◆ Exercise goal:
Reproduce exactly the lines from the line with "Write a LaTeX" through the line with "rectangle (998, 435);", both included, and no other lines.

Start of Input rows

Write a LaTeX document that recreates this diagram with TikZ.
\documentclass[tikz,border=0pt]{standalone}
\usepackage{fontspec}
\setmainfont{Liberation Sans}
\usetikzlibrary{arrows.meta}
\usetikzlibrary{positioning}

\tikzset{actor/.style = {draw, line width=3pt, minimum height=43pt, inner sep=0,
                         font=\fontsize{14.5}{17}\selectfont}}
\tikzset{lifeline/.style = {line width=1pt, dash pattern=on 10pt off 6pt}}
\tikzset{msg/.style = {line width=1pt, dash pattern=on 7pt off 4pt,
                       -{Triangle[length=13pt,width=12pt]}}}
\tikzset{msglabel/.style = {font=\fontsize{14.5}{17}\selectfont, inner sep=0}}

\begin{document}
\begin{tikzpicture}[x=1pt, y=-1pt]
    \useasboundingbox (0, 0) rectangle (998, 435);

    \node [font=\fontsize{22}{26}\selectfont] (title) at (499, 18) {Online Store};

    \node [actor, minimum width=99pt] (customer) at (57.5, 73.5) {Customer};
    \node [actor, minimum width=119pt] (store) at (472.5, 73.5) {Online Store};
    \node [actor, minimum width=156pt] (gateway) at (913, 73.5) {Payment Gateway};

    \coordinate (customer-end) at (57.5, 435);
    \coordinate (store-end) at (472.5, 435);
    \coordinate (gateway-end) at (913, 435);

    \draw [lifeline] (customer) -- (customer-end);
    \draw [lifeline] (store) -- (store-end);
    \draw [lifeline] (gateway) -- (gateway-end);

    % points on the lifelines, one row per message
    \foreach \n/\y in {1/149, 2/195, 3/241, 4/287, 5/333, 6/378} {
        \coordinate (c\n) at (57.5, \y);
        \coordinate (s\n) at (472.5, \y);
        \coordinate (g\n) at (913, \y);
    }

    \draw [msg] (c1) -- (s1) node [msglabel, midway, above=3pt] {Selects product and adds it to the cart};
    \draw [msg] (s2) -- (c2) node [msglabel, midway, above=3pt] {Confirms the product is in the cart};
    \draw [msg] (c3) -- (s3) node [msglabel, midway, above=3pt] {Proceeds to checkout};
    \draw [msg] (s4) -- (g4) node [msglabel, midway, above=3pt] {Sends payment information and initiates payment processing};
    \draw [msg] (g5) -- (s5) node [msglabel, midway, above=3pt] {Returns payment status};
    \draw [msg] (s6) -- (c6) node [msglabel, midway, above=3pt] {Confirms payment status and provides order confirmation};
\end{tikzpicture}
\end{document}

End of Input rows
Start of Input rows

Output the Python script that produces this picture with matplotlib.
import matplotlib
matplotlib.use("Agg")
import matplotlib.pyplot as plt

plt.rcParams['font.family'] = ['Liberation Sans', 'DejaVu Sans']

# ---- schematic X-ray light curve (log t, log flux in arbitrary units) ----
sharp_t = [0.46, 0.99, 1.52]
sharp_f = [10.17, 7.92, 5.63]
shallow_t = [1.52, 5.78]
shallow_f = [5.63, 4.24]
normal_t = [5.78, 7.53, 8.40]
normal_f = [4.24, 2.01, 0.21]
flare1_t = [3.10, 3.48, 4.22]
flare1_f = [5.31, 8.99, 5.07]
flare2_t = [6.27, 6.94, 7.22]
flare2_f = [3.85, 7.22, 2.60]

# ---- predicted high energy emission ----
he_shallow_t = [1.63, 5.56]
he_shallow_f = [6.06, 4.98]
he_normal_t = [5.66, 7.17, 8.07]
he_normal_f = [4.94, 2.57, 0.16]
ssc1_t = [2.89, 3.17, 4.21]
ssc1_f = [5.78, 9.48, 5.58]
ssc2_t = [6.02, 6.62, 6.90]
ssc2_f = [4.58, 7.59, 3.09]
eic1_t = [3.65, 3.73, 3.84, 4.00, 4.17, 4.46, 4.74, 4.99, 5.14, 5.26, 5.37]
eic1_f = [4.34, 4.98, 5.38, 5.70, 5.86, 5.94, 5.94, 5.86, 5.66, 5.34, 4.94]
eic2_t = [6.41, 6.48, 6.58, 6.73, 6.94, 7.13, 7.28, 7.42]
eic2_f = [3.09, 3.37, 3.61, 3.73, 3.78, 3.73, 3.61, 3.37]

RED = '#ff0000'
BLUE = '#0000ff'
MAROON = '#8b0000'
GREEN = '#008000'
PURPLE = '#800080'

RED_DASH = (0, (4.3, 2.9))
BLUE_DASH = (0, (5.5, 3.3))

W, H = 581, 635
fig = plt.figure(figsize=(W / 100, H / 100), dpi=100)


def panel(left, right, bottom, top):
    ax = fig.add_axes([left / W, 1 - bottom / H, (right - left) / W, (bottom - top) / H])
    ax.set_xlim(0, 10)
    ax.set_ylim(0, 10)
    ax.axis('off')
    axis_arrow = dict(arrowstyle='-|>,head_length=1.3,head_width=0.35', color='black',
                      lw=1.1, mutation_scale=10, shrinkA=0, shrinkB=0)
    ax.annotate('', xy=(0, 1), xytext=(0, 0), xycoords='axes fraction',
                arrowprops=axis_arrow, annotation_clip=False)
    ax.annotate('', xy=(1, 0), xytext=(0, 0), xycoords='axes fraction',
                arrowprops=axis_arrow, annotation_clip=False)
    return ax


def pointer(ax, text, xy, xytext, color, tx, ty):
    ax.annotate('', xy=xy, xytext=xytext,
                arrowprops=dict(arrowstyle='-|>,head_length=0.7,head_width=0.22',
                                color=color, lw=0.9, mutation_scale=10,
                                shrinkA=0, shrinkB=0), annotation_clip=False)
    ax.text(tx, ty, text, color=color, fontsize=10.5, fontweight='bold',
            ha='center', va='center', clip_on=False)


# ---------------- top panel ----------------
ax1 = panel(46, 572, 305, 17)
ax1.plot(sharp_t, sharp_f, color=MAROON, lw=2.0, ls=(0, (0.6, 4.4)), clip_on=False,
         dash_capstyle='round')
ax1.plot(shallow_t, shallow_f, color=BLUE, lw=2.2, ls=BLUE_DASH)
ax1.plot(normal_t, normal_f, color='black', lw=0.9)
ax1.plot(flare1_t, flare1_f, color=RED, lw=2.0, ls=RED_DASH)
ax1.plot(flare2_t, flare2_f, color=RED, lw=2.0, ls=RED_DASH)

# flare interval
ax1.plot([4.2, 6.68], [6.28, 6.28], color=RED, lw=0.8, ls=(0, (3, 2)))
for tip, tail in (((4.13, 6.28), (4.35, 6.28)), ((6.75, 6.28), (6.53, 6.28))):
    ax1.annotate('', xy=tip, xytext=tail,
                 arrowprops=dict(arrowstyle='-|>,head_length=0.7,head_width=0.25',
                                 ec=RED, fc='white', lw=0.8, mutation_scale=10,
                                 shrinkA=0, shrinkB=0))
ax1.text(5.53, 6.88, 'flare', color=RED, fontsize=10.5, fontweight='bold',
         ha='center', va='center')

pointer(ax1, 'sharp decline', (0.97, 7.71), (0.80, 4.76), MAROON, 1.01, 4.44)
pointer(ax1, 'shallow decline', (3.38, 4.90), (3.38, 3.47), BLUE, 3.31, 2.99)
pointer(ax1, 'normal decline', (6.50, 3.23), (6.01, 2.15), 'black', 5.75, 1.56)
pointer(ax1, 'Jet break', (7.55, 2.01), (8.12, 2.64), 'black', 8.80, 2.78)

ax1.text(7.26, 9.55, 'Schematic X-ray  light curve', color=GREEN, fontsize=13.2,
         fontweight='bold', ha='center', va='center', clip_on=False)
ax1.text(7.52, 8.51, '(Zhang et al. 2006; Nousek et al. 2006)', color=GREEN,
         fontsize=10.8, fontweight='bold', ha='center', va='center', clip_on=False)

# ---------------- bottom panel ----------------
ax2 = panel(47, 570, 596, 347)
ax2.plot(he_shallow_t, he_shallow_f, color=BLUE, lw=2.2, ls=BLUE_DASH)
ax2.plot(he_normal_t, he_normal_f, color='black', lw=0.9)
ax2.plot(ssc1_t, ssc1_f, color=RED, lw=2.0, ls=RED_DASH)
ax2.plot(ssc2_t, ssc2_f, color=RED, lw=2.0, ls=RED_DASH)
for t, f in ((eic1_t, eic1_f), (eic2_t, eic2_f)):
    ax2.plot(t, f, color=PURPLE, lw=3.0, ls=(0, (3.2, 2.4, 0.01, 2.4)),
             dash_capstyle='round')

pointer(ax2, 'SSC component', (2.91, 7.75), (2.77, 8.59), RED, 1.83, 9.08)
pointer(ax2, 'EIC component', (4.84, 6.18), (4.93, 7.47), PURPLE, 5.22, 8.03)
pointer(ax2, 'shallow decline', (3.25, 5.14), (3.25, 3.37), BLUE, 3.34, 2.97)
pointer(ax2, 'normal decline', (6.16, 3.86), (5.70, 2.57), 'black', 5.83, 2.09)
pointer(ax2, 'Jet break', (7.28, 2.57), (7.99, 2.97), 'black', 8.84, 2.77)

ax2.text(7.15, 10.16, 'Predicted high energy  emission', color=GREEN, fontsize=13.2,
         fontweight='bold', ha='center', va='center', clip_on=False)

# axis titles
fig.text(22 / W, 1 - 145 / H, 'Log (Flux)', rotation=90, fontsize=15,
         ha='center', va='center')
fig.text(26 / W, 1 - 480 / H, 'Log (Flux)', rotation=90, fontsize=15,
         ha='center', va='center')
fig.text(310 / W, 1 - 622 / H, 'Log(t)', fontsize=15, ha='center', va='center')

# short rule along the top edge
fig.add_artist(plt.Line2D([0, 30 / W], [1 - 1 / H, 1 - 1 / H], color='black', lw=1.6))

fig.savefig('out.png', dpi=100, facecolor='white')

End of Input rows
Start of Input rows

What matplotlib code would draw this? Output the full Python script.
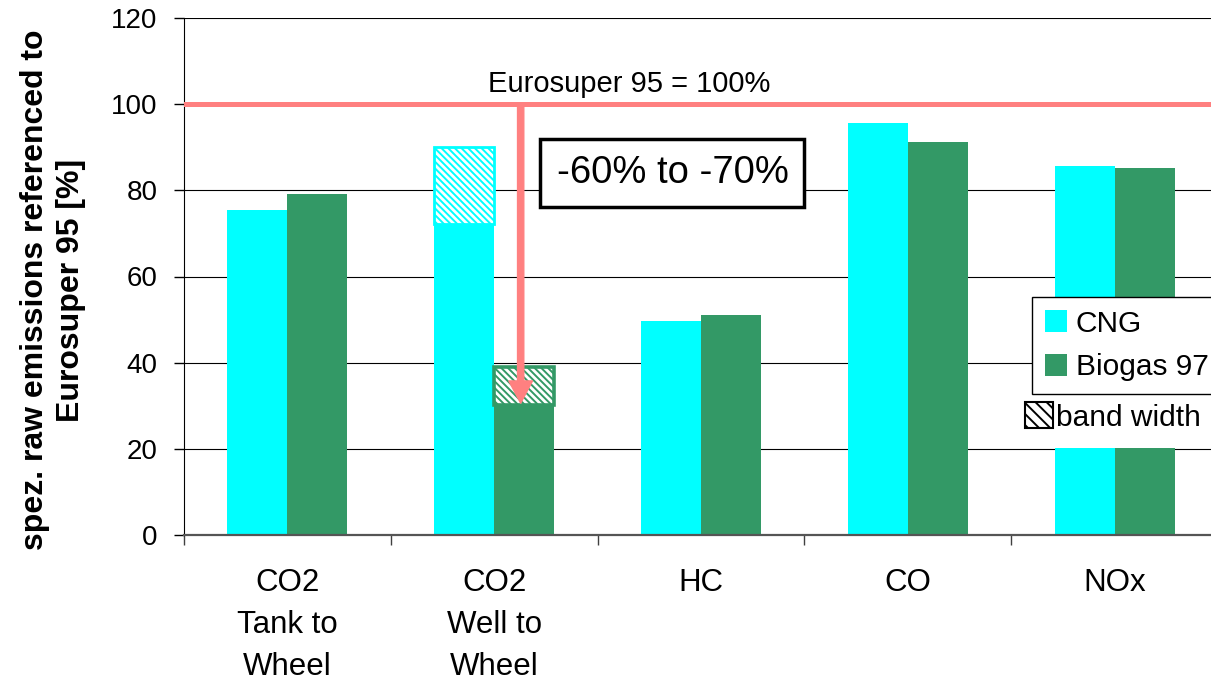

End of Input rows

◆ Task output:
Write a LaTeX document that recreates this diagram with TikZ.
\documentclass[tikz,border=0pt]{standalone}
\usepackage{fontspec}
\setmainfont{Liberation Sans}
\usetikzlibrary{arrows.meta}
\usetikzlibrary{positioning}

\tikzset{actor/.style = {draw, line width=3pt, minimum height=43pt, inner sep=0,
                         font=\fontsize{14.5}{17}\selectfont}}
\tikzset{lifeline/.style = {line width=1pt, dash pattern=on 10pt off 6pt}}
\tikzset{msg/.style = {line width=1pt, dash pattern=on 7pt off 4pt,
                       -{Triangle[length=13pt,width=12pt]}}}
\tikzset{msglabel/.style = {font=\fontsize{14.5}{17}\selectfont, inner sep=0}}

\begin{document}
\begin{tikzpicture}[x=1pt, y=-1pt]
    \useasboundingbox (0, 0) rectangle (998, 435);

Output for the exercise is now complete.